The biodiversity of Earth as we know it is made up of millions of species—from Baobab trees to narwhals to tiny anemones attached to the ocean floor. But can we think of Earth in a holistic way, as one living entity of its own, instead of the sum of its parts?
This is what John Nelson illustrates in “Breathing Earth,” two animated GIFs he designed to visualize what a year’s worth of Earth’s seasonal transformations look like from outer space. Nelson—a data visualizer who works for software company IDV Solutions—stitched together from NASA’s website 12 cloud-free satellite photographs taken each month over the course of a year. Once the images were put together in a sequence, the mesmerizing animations showed what Nelson describes as “the annual pulse of vegetation and land ice.” (See: “Striking GIFs of Our Breathing Earth.”)
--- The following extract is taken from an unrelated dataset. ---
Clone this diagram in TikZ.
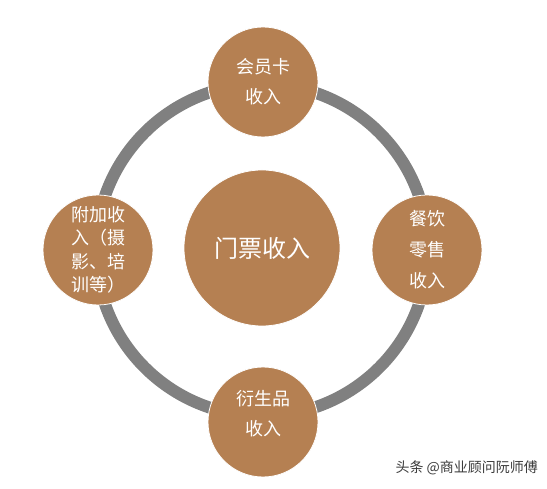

As the climate changes, the planet comes alive. Earth appears to breathe when ice cover grows and melts—in and out, in and out.
“I expected the poles to creep down and encompass lots of the northern hemisphere and I expected the change between green and dry, green and dry,” Nelson said.
“I expected there not to be much change in the southern hemisphere, and this [GIF] illustrates that change,” he added. “But when it came to life in front of me, I still had this ‘Gee, shucks,’ kind of moment.” (Related: “Earth’s Green Places Mapped in High Resolution.”)
The first GIF is taken from a perspective looking down on the planet, with the North Pole directly in the center. White frost radiates out from the top of the globe and creeps south in all directions. It travels through Siberia, Canada, and northern Europe, heading towards the equator located around the circle’s edge, but ends before the top of Africa. The Mediterranean Sea is the visible body of water on the top left hand side, and the Great Lakes make up a small network of dark blue shapes on the land mass to the right.
Nelson also animated a complete map to make sure people can see all reaches of the temperate planet. Beyond the expanding and shrinking ice cover, the annual push and pull of the green wet season and brown dry season are striking—particularly on the African savannah and the coastal areas of Australia.
To Nelson, these GIFS represent the power of data visualization to translate natural phenomena into a format where users can think about information as more than just a muddle of numbers.
“I don’t think I would feel quite the same way about summertime if I didn’t have that long harsh winter to set me up for it,” Nelson said of living in Michigan, a center on his map where stark white intersects the crisp green. “The Earth has this wonderful alternating character to it, and experiencing the changing seasons each year—it’s reassuring.”